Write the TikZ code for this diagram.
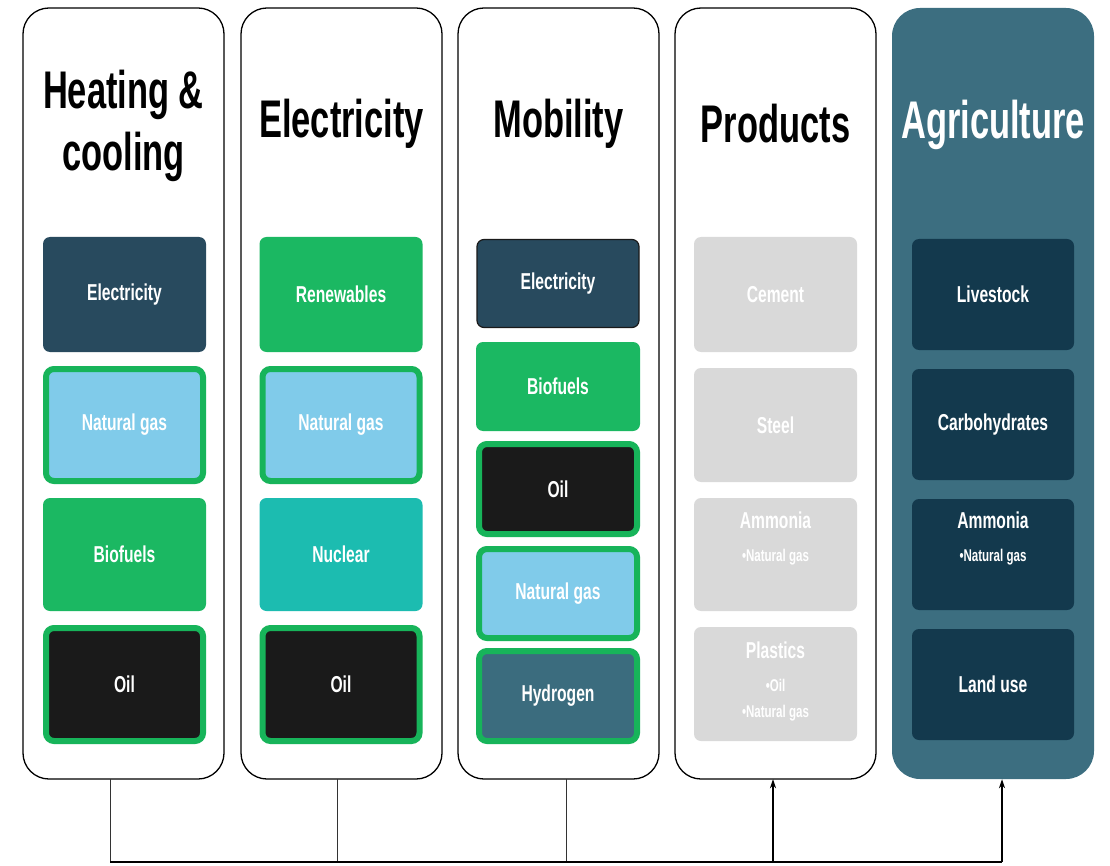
\documentclass[tikz,border=0pt]{standalone}
\usepackage{fontspec}
\setmainfont{Liberation Sans}[FakeStretch=0.68]
\newfontfamily\titlefont{Liberation Sans}[FakeStretch=0.65]
\usetikzlibrary{arrows.meta}
\definecolor{slate}{HTML}{284A5E}
\definecolor{lblue}{HTML}{80CBEA}
\definecolor{fgreen}{HTML}{1BB862}
\definecolor{bgreen}{HTML}{17B45A}
\definecolor{teal2}{HTML}{1CBCB0}
\definecolor{coal}{HTML}{1A1A1A}
\definecolor{hydro}{HTML}{3B6C7E}
\definecolor{greyb}{HTML}{D9D9D9}
\definecolor{agcol}{HTML}{3C6E80}
\definecolor{agbox}{HTML}{13394D}
\begin{document}
\begin{tikzpicture}[x=1pt,y=-1pt,
  column/.style={draw=black, line width=1.3pt, rounded corners=26pt, fill=white},
  title/.style={font=\titlefont\bfseries\fontsize{53}{62}\selectfont, align=center, text=black},
  box/.style={rounded corners=7pt, minimum width=163pt, text=white, align=center,
    font=\bfseries\fontsize{23}{27}\selectfont, inner sep=0pt},
  gbox/.style={box, draw=bgreen, line width=6pt, rounded corners=8pt, minimum width=157pt},
  sub/.style={font=\bfseries\fontsize{17}{21}\selectfont},
  link/.style={line width=0.6pt, draw=black!80},
  uplink/.style={line width=1.3pt, -{Stealth[length=9pt,width=6pt]}}
]
\useasboundingbox (0,0) rectangle (1110,866);
% columns
\path[column] (23,8) rectangle (224,779);
\path[column] (241,8) rectangle (442,779);
\path[column] (458,8) rectangle (659,779);
\path[column] (675,8) rectangle (876,779);
\path[fill=agcol, rounded corners=28pt] (892,8) rectangle (1094,779);
\node[inner sep=0pt, minimum width=201pt, minimum height=771pt] (col1) at (123.5,393.5) {};
\node[inner sep=0pt, minimum width=201pt, minimum height=771pt] (col2) at (341.5,393.5) {};
\node[inner sep=0pt, minimum width=201pt, minimum height=771pt] (col3) at (558.5,393.5) {};
\node[inner sep=0pt, minimum width=201pt, minimum height=771pt] (col4) at (775.5,393.5) {};
\node[inner sep=0pt, minimum width=202pt, minimum height=771pt] (col5) at (993,393.5) {};
% titles
\node[title] (t1) at (123.5,126) {Heating \&\\cooling};
\node[title] (t2) at (341.5,124) {Electricity};
\node[title] (t3) at (558.5,124) {Mobility};
\node[title] (t4) at (775.5,124) {Products};
\node[title, text=white] (t5) at (993,125) {Agriculture};
% column 1
\node[box, fill=slate, minimum height=115pt] (h1) at (124.5,294.5) {Electricity};
\node[gbox, fill=lblue, minimum height=112pt] (h2) at (124.5,425) {Natural gas};
\node[box, fill=fgreen, minimum height=113pt] (h3) at (124.5,554.5) {Biofuels};
\node[gbox, fill=coal, minimum height=113pt] (h4) at (124.5,684.5) {Oil};
% column 2
\node[box, fill=fgreen, minimum height=115pt] (e1) at (341,294.5) {Renewables};
\node[gbox, fill=lblue, minimum height=112pt] (e2) at (341,425) {Natural gas};
\node[box, fill=teal2, minimum height=113pt] (e3) at (341,554.5) {Nuclear};
\node[gbox, fill=coal, minimum height=113pt] (e4) at (341,684.5) {Oil};
% column 3
\node[box, fill=slate, draw=coal, line width=1.2pt, minimum width=162pt, minimum height=88pt] (m1) at (558,283.5) {Electricity};
\node[box, fill=fgreen, minimum width=164pt, minimum height=89pt] (m2) at (558,386.5) {Biofuels};
\node[gbox, fill=coal, minimum width=158pt, minimum height=90pt] (m3) at (558,489) {Oil};
\node[gbox, fill=lblue, minimum width=158pt, minimum height=89pt] (m4) at (558,593.5) {Natural gas};
\node[gbox, fill=hydro, minimum width=158pt, minimum height=90pt] (m5) at (558,696) {Hydrogen};
% column 4
\node[box, fill=greyb, minimum height=115pt] (p1) at (775.5,294.5) {Cement};
\node[box, fill=greyb, minimum height=114pt] (p2) at (775.5,425) {Steel};
\node[box, fill=greyb, minimum height=113pt] (p3) at (775.5,554.5) {};
\node[text=white, font=\bfseries\fontsize{23}{27}\selectfont] (p3t) at (775.5,520) {Ammonia};
\node[text=white, sub] (p3s) at (775.5,557) {•Natural gas};
\node[box, fill=greyb, minimum height=114pt] (p4) at (775.5,684) {};
\node[text=white, font=\bfseries\fontsize{23}{27}\selectfont] (p4t) at (775.5,650) {Plastics};
\node[text=white, sub, align=center] (p4s) at (775.5,700) {•Oil\\[5pt]•Natural gas};
% column 5
\node[box, fill=agbox, minimum width=162pt, minimum height=111pt] (a1) at (993,294.5) {Livestock};
\node[box, fill=agbox, minimum width=162pt, minimum height=111pt] (a2) at (993,424.5) {Carbohydrates};
\node[box, fill=agbox, minimum width=162pt, minimum height=111pt] (a3) at (993,554.5) {};
\node[text=white, font=\bfseries\fontsize{23}{27}\selectfont] (a3t) at (993,520) {Ammonia};
\node[text=white, sub] (a3s) at (993,557) {•Natural gas};
\node[box, fill=agbox, minimum width=162pt, minimum height=111pt] (a4) at (993,684.5) {Land use};
% connectors
\coordinate (b1) at (110,862);
\coordinate (b2) at (337,862);
\coordinate (b3) at (566,862);
\coordinate (b4) at (773,862);
\coordinate (b5) at (1002,862);
\draw[link] (b1 |- col1.south) -- (b1);
\draw[link] (b2 |- col2.south) -- (b2);
\draw[link] (b3 |- col3.south) -- (b3);
\draw[uplink] (b4) -- (b4 |- col4.south);
\draw[uplink] (b5) -- (b5 |- col5.south);
\draw[line width=2.5pt] (b1) -- (b5);
\end{tikzpicture}
\end{document}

########################################

## What you will do
Copy each line exactly, and leave the pictures out of your copy.

## The completed task
Write the TikZ code for this diagram.
\documentclass[tikz,border=0pt]{standalone}
\usepackage{fontspec}
\setmainfont{Liberation Sans}[FakeStretch=0.68]
\newfontfamily\titlefont{Liberation Sans}[FakeStretch=0.65]
\usetikzlibrary{arrows.meta}
\definecolor{slate}{HTML}{284A5E}
\definecolor{lblue}{HTML}{80CBEA}
\definecolor{fgreen}{HTML}{1BB862}
\definecolor{bgreen}{HTML}{17B45A}
\definecolor{teal2}{HTML}{1CBCB0}
\definecolor{coal}{HTML}{1A1A1A}
\definecolor{hydro}{HTML}{3B6C7E}
\definecolor{greyb}{HTML}{D9D9D9}
\definecolor{agcol}{HTML}{3C6E80}
\definecolor{agbox}{HTML}{13394D}
\begin{document}
\begin{tikzpicture}[x=1pt,y=-1pt,
  column/.style={draw=black, line width=1.3pt, rounded corners=26pt, fill=white},
  title/.style={font=\titlefont\bfseries\fontsize{53}{62}\selectfont, align=center, text=black},
  box/.style={rounded corners=7pt, minimum width=163pt, text=white, align=center,
    font=\bfseries\fontsize{23}{27}\selectfont, inner sep=0pt},
  gbox/.style={box, draw=bgreen, line width=6pt, rounded corners=8pt, minimum width=157pt},
  sub/.style={font=\bfseries\fontsize{17}{21}\selectfont},
  link/.style={line width=0.6pt, draw=black!80},
  uplink/.style={line width=1.3pt, -{Stealth[length=9pt,width=6pt]}}
]
\useasboundingbox (0,0) rectangle (1110,866);
% columns
\path[column] (23,8) rectangle (224,779);
\path[column] (241,8) rectangle (442,779);
\path[column] (458,8) rectangle (659,779);
\path[column] (675,8) rectangle (876,779);
\path[fill=agcol, rounded corners=28pt] (892,8) rectangle (1094,779);
\node[inner sep=0pt, minimum width=201pt, minimum height=771pt] (col1) at (123.5,393.5) {};
\node[inner sep=0pt, minimum width=201pt, minimum height=771pt] (col2) at (341.5,393.5) {};
\node[inner sep=0pt, minimum width=201pt, minimum height=771pt] (col3) at (558.5,393.5) {};
\node[inner sep=0pt, minimum width=201pt, minimum height=771pt] (col4) at (775.5,393.5) {};
\node[inner sep=0pt, minimum width=202pt, minimum height=771pt] (col5) at (993,393.5) {};
% titles
\node[title] (t1) at (123.5,126) {Heating \&\\cooling};
\node[title] (t2) at (341.5,124) {Electricity};
\node[title] (t3) at (558.5,124) {Mobility};
\node[title] (t4) at (775.5,124) {Products};
\node[title, text=white] (t5) at (993,125) {Agriculture};
% column 1
\node[box, fill=slate, minimum height=115pt] (h1) at (124.5,294.5) {Electricity};
\node[gbox, fill=lblue, minimum height=112pt] (h2) at (124.5,425) {Natural gas};
\node[box, fill=fgreen, minimum height=113pt] (h3) at (124.5,554.5) {Biofuels};
\node[gbox, fill=coal, minimum height=113pt] (h4) at (124.5,684.5) {Oil};
% column 2
\node[box, fill=fgreen, minimum height=115pt] (e1) at (341,294.5) {Renewables};
\node[gbox, fill=lblue, minimum height=112pt] (e2) at (341,425) {Natural gas};
\node[box, fill=teal2, minimum height=113pt] (e3) at (341,554.5) {Nuclear};
\node[gbox, fill=coal, minimum height=113pt] (e4) at (341,684.5) {Oil};
% column 3
\node[box, fill=slate, draw=coal, line width=1.2pt, minimum width=162pt, minimum height=88pt] (m1) at (558,283.5) {Electricity};
\node[box, fill=fgreen, minimum width=164pt, minimum height=89pt] (m2) at (558,386.5) {Biofuels};
\node[gbox, fill=coal, minimum width=158pt, minimum height=90pt] (m3) at (558,489) {Oil};
\node[gbox, fill=lblue, minimum width=158pt, minimum height=89pt] (m4) at (558,593.5) {Natural gas};
\node[gbox, fill=hydro, minimum width=158pt, minimum height=90pt] (m5) at (558,696) {Hydrogen};
% column 4
\node[box, fill=greyb, minimum height=115pt] (p1) at (775.5,294.5) {Cement};
\node[box, fill=greyb, minimum height=114pt] (p2) at (775.5,425) {Steel};
\node[box, fill=greyb, minimum height=113pt] (p3) at (775.5,554.5) {};
\node[text=white, font=\bfseries\fontsize{23}{27}\selectfont] (p3t) at (775.5,520) {Ammonia};
\node[text=white, sub] (p3s) at (775.5,557) {•Natural gas};
\node[box, fill=greyb, minimum height=114pt] (p4) at (775.5,684) {};
\node[text=white, font=\bfseries\fontsize{23}{27}\selectfont] (p4t) at (775.5,650) {Plastics};
\node[text=white, sub, align=center] (p4s) at (775.5,700) {•Oil\\[5pt]•Natural gas};
% column 5
\node[box, fill=agbox, minimum width=162pt, minimum height=111pt] (a1) at (993,294.5) {Livestock};
\node[box, fill=agbox, minimum width=162pt, minimum height=111pt] (a2) at (993,424.5) {Carbohydrates};
\node[box, fill=agbox, minimum width=162pt, minimum height=111pt] (a3) at (993,554.5) {};
\node[text=white, font=\bfseries\fontsize{23}{27}\selectfont] (a3t) at (993,520) {Ammonia};
\node[text=white, sub] (a3s) at (993,557) {•Natural gas};
\node[box, fill=agbox, minimum width=162pt, minimum height=111pt] (a4) at (993,684.5) {Land use};
% connectors
\coordinate (b1) at (110,862);
\coordinate (b2) at (337,862);
\coordinate (b3) at (566,862);
\coordinate (b4) at (773,862);
\coordinate (b5) at (1002,862);
\draw[link] (b1 |- col1.south) -- (b1);
\draw[link] (b2 |- col2.south) -- (b2);
\draw[link] (b3 |- col3.south) -- (b3);
\draw[uplink] (b4) -- (b4 |- col4.south);
\draw[uplink] (b5) -- (b5 |- col5.south);
\draw[line width=2.5pt] (b1) -- (b5);
\end{tikzpicture}
\end{document}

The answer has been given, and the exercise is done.